------ Dataset extract ------
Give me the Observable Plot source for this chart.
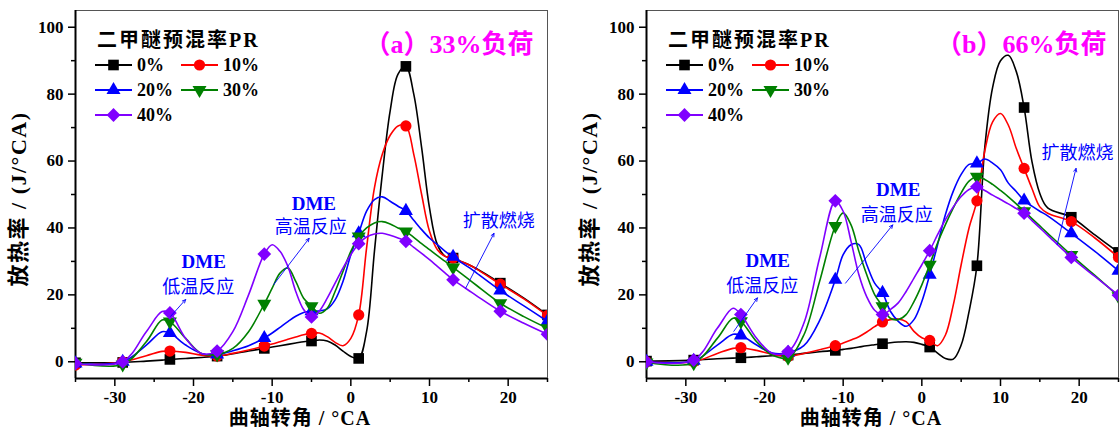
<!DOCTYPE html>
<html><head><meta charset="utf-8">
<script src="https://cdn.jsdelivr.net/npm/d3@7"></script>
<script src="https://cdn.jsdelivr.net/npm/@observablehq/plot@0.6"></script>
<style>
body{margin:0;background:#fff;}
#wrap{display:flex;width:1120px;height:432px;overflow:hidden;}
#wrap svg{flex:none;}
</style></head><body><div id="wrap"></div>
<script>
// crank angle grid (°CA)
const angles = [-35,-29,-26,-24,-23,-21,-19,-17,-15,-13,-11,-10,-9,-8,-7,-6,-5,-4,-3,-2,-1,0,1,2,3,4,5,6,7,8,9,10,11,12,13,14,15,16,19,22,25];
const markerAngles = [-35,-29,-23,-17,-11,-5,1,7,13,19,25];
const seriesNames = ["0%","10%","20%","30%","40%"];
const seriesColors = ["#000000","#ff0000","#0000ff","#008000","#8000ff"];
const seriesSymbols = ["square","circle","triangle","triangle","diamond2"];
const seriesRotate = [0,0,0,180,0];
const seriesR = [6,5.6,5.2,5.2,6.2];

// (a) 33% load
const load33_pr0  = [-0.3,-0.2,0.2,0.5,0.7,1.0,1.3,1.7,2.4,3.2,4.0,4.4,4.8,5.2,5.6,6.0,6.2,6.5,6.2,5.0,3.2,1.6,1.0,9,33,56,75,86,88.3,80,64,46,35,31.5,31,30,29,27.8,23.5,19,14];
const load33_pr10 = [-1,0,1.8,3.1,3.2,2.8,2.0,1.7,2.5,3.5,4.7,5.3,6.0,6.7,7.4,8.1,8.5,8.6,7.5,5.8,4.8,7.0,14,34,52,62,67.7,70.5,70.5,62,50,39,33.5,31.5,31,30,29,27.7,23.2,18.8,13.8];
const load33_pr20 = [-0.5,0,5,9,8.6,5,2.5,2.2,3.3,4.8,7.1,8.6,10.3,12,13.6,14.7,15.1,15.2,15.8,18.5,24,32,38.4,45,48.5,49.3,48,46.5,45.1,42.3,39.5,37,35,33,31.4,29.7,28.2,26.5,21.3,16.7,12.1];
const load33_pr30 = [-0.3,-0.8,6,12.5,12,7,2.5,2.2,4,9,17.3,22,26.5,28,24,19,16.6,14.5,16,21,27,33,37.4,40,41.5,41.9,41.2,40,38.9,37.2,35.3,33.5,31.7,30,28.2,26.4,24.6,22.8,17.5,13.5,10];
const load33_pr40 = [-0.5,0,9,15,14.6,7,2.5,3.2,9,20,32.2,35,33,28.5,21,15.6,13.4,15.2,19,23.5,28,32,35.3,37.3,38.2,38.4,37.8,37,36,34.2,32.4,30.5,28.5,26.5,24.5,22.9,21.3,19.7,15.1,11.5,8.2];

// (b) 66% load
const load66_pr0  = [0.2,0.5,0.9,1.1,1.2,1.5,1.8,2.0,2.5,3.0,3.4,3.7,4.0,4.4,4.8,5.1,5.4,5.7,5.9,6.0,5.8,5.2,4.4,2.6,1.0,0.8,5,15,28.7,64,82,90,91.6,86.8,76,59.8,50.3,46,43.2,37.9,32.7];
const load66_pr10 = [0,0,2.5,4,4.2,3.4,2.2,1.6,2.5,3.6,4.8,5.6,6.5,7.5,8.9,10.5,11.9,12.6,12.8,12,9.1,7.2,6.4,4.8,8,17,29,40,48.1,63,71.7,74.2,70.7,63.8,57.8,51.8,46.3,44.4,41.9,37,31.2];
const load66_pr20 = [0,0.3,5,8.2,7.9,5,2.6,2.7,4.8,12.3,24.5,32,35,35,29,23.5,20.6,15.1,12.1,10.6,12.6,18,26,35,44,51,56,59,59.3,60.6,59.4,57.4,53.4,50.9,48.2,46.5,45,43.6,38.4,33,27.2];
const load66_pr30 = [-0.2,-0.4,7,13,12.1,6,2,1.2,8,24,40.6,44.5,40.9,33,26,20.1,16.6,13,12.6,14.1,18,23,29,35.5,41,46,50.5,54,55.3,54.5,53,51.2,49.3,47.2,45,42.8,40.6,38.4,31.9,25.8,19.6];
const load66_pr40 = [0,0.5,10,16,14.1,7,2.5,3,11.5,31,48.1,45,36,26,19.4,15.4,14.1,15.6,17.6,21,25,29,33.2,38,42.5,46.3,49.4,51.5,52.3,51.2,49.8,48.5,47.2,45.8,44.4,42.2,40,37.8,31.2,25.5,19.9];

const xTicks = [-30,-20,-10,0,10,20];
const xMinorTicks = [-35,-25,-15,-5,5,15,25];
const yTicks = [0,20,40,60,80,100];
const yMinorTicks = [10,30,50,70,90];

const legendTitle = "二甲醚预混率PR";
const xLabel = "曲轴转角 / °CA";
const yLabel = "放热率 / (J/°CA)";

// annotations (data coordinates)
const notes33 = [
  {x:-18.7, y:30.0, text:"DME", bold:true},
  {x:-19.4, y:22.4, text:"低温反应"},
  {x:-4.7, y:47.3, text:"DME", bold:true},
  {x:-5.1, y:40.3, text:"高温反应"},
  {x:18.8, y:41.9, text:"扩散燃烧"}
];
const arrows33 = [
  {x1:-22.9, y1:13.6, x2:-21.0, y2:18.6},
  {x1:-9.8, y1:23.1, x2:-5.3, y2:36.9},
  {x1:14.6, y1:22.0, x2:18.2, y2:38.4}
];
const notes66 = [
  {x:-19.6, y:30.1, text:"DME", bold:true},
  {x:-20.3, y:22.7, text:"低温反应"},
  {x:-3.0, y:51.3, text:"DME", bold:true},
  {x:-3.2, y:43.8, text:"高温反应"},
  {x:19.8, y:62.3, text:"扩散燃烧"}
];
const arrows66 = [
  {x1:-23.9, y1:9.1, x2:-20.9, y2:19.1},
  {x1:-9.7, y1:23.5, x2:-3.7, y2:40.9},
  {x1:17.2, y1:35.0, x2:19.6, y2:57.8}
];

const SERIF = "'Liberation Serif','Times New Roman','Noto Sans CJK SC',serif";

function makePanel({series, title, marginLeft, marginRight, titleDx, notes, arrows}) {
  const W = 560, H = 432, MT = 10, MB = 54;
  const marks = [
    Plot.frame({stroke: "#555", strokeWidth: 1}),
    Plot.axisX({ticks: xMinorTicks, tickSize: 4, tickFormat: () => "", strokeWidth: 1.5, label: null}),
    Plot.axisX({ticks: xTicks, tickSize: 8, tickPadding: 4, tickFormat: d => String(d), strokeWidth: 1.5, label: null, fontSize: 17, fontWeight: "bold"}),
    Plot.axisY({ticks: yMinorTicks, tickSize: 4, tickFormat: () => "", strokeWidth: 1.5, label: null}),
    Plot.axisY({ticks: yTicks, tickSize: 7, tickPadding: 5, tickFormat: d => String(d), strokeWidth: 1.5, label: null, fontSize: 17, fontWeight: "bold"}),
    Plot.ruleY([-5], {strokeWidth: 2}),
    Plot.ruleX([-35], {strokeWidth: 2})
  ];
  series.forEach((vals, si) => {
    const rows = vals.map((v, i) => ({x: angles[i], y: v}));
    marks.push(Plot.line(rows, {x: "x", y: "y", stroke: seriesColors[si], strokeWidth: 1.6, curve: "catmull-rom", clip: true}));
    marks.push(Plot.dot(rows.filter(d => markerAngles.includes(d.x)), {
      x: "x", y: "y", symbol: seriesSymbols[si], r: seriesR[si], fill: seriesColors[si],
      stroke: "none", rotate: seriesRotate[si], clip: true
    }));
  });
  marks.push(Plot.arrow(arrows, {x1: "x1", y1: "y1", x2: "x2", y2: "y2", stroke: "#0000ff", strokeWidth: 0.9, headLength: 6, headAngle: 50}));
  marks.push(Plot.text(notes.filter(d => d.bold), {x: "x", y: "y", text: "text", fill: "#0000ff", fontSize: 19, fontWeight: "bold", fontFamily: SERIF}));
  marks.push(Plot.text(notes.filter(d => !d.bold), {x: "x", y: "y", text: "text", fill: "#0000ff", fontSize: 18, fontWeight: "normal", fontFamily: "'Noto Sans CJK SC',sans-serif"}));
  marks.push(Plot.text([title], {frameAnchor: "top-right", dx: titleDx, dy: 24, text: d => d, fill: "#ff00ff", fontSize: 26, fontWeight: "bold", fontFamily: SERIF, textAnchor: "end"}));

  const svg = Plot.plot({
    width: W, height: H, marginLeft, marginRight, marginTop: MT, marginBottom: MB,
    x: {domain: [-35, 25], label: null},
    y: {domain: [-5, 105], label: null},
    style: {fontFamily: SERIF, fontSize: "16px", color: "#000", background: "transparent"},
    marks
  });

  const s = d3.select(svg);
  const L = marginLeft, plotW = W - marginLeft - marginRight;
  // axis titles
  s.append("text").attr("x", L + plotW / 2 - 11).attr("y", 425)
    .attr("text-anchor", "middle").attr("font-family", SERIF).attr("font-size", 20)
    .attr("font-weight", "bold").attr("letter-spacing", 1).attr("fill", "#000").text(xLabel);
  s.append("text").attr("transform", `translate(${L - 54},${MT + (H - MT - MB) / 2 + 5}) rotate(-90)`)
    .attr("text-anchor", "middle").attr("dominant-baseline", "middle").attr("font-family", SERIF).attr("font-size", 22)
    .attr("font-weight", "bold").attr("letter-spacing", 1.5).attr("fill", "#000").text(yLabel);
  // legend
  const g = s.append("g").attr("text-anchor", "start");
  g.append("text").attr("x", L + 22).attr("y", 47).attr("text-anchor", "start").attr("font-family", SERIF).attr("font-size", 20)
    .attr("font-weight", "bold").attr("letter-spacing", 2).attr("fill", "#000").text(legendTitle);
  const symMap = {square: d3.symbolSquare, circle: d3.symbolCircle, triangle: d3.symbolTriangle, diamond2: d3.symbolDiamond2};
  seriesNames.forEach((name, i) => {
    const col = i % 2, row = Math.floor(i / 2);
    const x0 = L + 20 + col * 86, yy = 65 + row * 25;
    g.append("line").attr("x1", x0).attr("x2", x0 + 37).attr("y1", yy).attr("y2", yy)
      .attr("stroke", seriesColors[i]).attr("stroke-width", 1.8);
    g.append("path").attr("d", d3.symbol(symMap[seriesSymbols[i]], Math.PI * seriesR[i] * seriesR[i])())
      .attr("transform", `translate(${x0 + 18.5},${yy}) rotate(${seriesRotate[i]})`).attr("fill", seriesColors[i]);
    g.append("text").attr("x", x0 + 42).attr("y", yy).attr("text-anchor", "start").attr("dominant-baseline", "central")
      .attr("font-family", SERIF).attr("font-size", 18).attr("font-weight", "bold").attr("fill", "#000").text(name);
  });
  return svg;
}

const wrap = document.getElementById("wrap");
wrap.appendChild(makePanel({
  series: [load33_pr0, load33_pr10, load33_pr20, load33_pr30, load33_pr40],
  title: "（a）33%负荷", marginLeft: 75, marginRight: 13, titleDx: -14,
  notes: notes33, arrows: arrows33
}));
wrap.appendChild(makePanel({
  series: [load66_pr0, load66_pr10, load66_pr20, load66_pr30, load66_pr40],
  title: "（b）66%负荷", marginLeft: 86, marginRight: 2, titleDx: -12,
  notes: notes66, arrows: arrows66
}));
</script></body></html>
------
→ What you should do
Everything from the first line to the line with "const seriesR = [6,5.6,5.2,5.2,6.2];" must be repeated exactly, and nothing else. Leave the pictures out.

→ Written response
Give me the Observable Plot source for this chart.
<!DOCTYPE html>
<html><head><meta charset="utf-8">
<script src="https://cdn.jsdelivr.net/npm/d3@7"></script>
<script src="https://cdn.jsdelivr.net/npm/@observablehq/plot@0.6"></script>
<style>
body{margin:0;background:#fff;}
#wrap{display:flex;width:1120px;height:432px;overflow:hidden;}
#wrap svg{flex:none;}
</style></head><body><div id="wrap"></div>
<script>
// crank angle grid (°CA)
const angles = [-35,-29,-26,-24,-23,-21,-19,-17,-15,-13,-11,-10,-9,-8,-7,-6,-5,-4,-3,-2,-1,0,1,2,3,4,5,6,7,8,9,10,11,12,13,14,15,16,19,22,25];
const markerAngles = [-35,-29,-23,-17,-11,-5,1,7,13,19,25];
const seriesNames = ["0%","10%","20%","30%","40%"];
const seriesColors = ["#000000","#ff0000","#0000ff","#008000","#8000ff"];
const seriesSymbols = ["square","circle","triangle","triangle","diamond2"];
const seriesRotate = [0,0,0,180,0];
const seriesR = [6,5.6,5.2,5.2,6.2];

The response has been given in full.